Since extended attributes only work on regular files, other filesystem entities like named pipes and device nodes (everything but regular files and directories) are silently ignored.
I haven't yet written tests for return-code behaviour, so please consider terminal output the final word on results; grep -v
and sort
+diff
are your friends.
Although there's no command-line option to disable directory recursion, the code contains an internal switch $no_recurse
for later implementation.

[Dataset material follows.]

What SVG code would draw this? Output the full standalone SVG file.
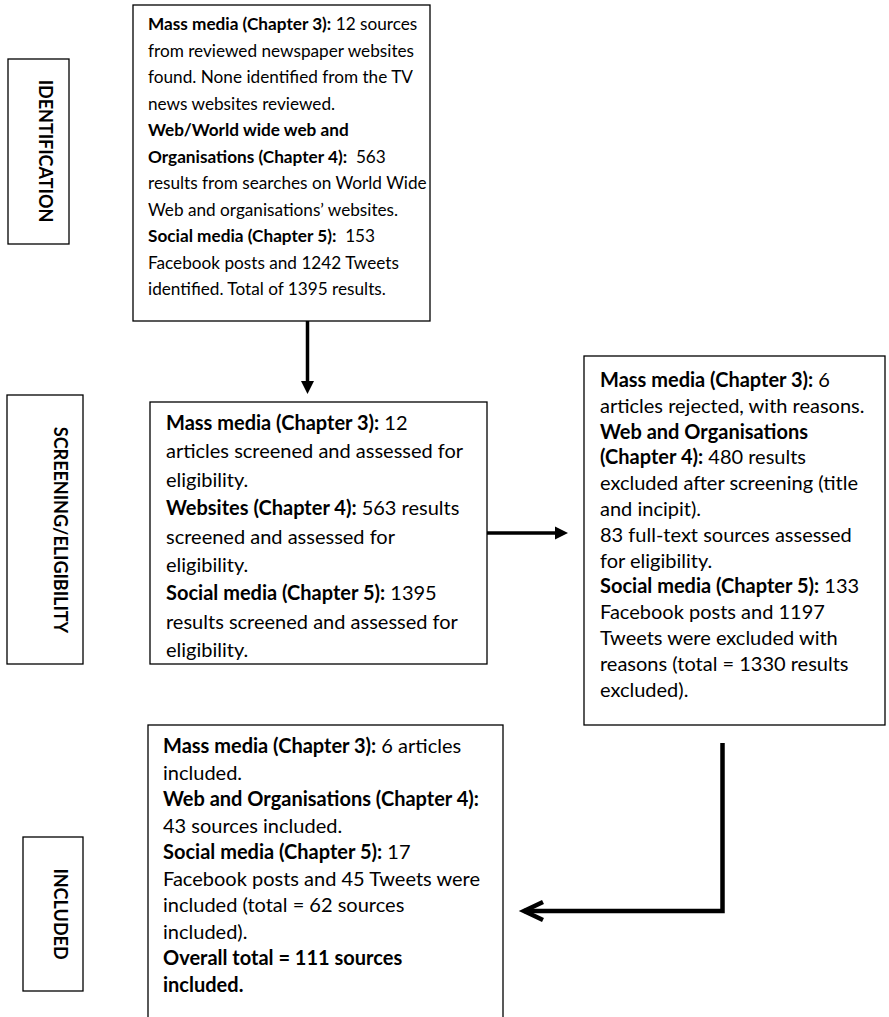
<svg xmlns="http://www.w3.org/2000/svg" width="889" height="1017" viewBox="0 0 889 1017">
<style>
.box{fill:#fff;stroke:#000;stroke-width:1.3}
.t{font-family:Lato,"Liberation Sans",sans-serif;font-size:20px;fill:#000}
.s{font-size:17.2px}
.b{font-weight:bold}
.lbl{font-family:Lato,"Liberation Sans",sans-serif;font-size:18px;font-weight:bold;text-anchor:middle;fill:#000}
.conn{fill:none;stroke:#000}
</style>
<defs>
<marker id="tri" markerUnits="userSpaceOnUse" markerWidth="14" markerHeight="14" refX="7" refY="6.5" orient="auto" overflow="visible">
<path d="M0,0 L13,6.5 L0,13 z" fill="#000"/>
</marker>
<marker id="chev" markerUnits="userSpaceOnUse" markerWidth="20" markerHeight="20" refX="0" refY="0" orient="auto" overflow="visible">
<path d="M-19,-9 L0,0 L-19,9" fill="none" stroke="#000" stroke-width="4.5"/>
</marker>
</defs>
<rect width="889" height="1017" fill="#fff"/>

<g id="label-identification">
<rect class="box" x="8" y="59" width="61" height="185"/>
<text class="lbl" transform="translate(39,151) rotate(90)">IDENTIFICATION</text>
</g>
<g id="label-screening">
<rect class="box" x="7" y="395" width="76" height="269"/>
<text class="lbl" transform="translate(54,530) rotate(90)">SCREENING/ELIGIBILITY</text>
</g>
<g id="label-included">
<rect class="box" x="23" y="837" width="60" height="154"/>
<text class="lbl" transform="translate(54,914) rotate(90)">INCLUDED</text>
</g>

<g id="node-identification">
<rect class="box" x="133" y="5" width="297" height="316"/>
<text class="t s" x="148" y="30">
<tspan class="b">Mass media (Chapter 3):</tspan> 12 sources
<tspan x="148" dy="26.5">from reviewed newspaper websites</tspan>
<tspan x="148" dy="26.5">found. None identified from the TV</tspan>
<tspan x="148" dy="26.5">news websites reviewed.</tspan>
<tspan x="148" dy="26.5" class="b">Web/World wide web and</tspan>
<tspan x="148" dy="26.5"><tspan class="b">Organisations (Chapter 4):</tspan>&#160; 563</tspan>
<tspan x="148" dy="26.5">results from searches on World Wide</tspan>
<tspan x="148" dy="26.5">Web and organisations’ websites.</tspan>
<tspan x="148" dy="26.5"><tspan class="b">Social media (Chapter 5):</tspan>&#160; 153</tspan>
<tspan x="148" dy="26.5">Facebook posts and 1242 Tweets</tspan>
<tspan x="148" dy="26.5">identified. Total of 1395 results.</tspan>
</text>
</g>

<g id="node-screening">
<rect class="box" x="150" y="402" width="337" height="262"/>
<text class="t" x="166" y="430">
<tspan class="b">Mass media (Chapter 3):</tspan> 12
<tspan x="166" dy="28.4">articles screened and assessed for</tspan>
<tspan x="166" dy="28.4">eligibility.</tspan>
<tspan x="166" dy="28.4"><tspan class="b">Websites (Chapter 4):</tspan> 563 results</tspan>
<tspan x="166" dy="28.4">screened and assessed for</tspan>
<tspan x="166" dy="28.4">eligibility.</tspan>
<tspan x="166" dy="28.4"><tspan class="b">Social media (Chapter 5):</tspan> 1395</tspan>
<tspan x="166" dy="28.4">results screened and assessed for</tspan>
<tspan x="166" dy="28.4">eligibility.</tspan>
</text>
</g>

<g id="node-excluded">
<rect class="box" x="584" y="356" width="301" height="369"/>
<text class="t" x="600" y="387">
<tspan class="b">Mass media (Chapter 3):</tspan> 6
<tspan x="600" dy="25.8">articles rejected, with reasons.</tspan>
<tspan x="600" dy="25.8" class="b">Web and Organisations</tspan>
<tspan x="600" dy="25.8"><tspan class="b">(Chapter 4):</tspan> 480 results</tspan>
<tspan x="600" dy="25.8">excluded after screening (title</tspan>
<tspan x="600" dy="25.8">and incipit).</tspan>
<tspan x="600" dy="25.8">83 full-text sources assessed</tspan>
<tspan x="600" dy="25.8">for eligibility.</tspan>
<tspan x="600" dy="25.8"><tspan class="b">Social media (Chapter 5):</tspan> 133</tspan>
<tspan x="600" dy="25.8">Facebook posts and 1197</tspan>
<tspan x="600" dy="25.8">Tweets were excluded with</tspan>
<tspan x="600" dy="25.8">reasons (total = 1330 results</tspan>
<tspan x="600" dy="25.8">excluded).</tspan>
</text>
</g>

<g id="node-included">
<rect class="box" x="148" y="725" width="355" height="320"/>
<text class="t" x="163" y="753">
<tspan class="b">Mass media (Chapter 3):</tspan> 6 articles
<tspan x="163" dy="26.5">included.</tspan>
<tspan x="163" dy="26.5" class="b">Web and Organisations (Chapter 4):</tspan>
<tspan x="163" dy="26.5">43 sources included.</tspan>
<tspan x="163" dy="26.5"><tspan class="b">Social media (Chapter 5):</tspan> 17</tspan>
<tspan x="163" dy="26.5">Facebook posts and 45 Tweets were</tspan>
<tspan x="163" dy="26.5">included (total = 62 sources</tspan>
<tspan x="163" dy="26.5">included).</tspan>
<tspan x="163" dy="26.5" class="b">Overall total = 111 sources</tspan>
<tspan x="163" dy="26.5" class="b">included.</tspan>
</text>
</g>

<g id="connectors">
<line class="conn" x1="307.5" y1="321" x2="307.5" y2="388" stroke-width="3.5" marker-end="url(#tri)"/>
<line class="conn" x1="487" y1="533" x2="562" y2="533" stroke-width="3.5" marker-end="url(#tri)"/>
<path class="conn" d="M722.5,743 V911 H524" stroke-width="4.5" marker-end="url(#chev)"/>
</g>
</svg>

Symbolic links are not followed, but the code contains internal switches $no_follow_file_symlinks
and $no_follow_dir_symlinks
. In both cases, the main blockers to full implementation are improving the option-parsing code and writing tests; for now, find
is your friend.
Because I wanted to get the happy path working robustly first, no facility exists to print the known-good timespan for corrupt files, or print status without either initial-hashing or verifying; both features are on the roadmap.
Files that change legitimately (e.g. logs and backups) are not yet well supported; you can either be more selective in which parts of your filesystem you run rk -i
on in the first place, or use rk -x; rk -i
to work around it. DANGER WILL ROBINSON: if you use this combination indiscriminately, yer gonna have a bad time — used on unchanged files, it will both break the "chain of custody" on the data and destroy the timestamps required to locate good backups.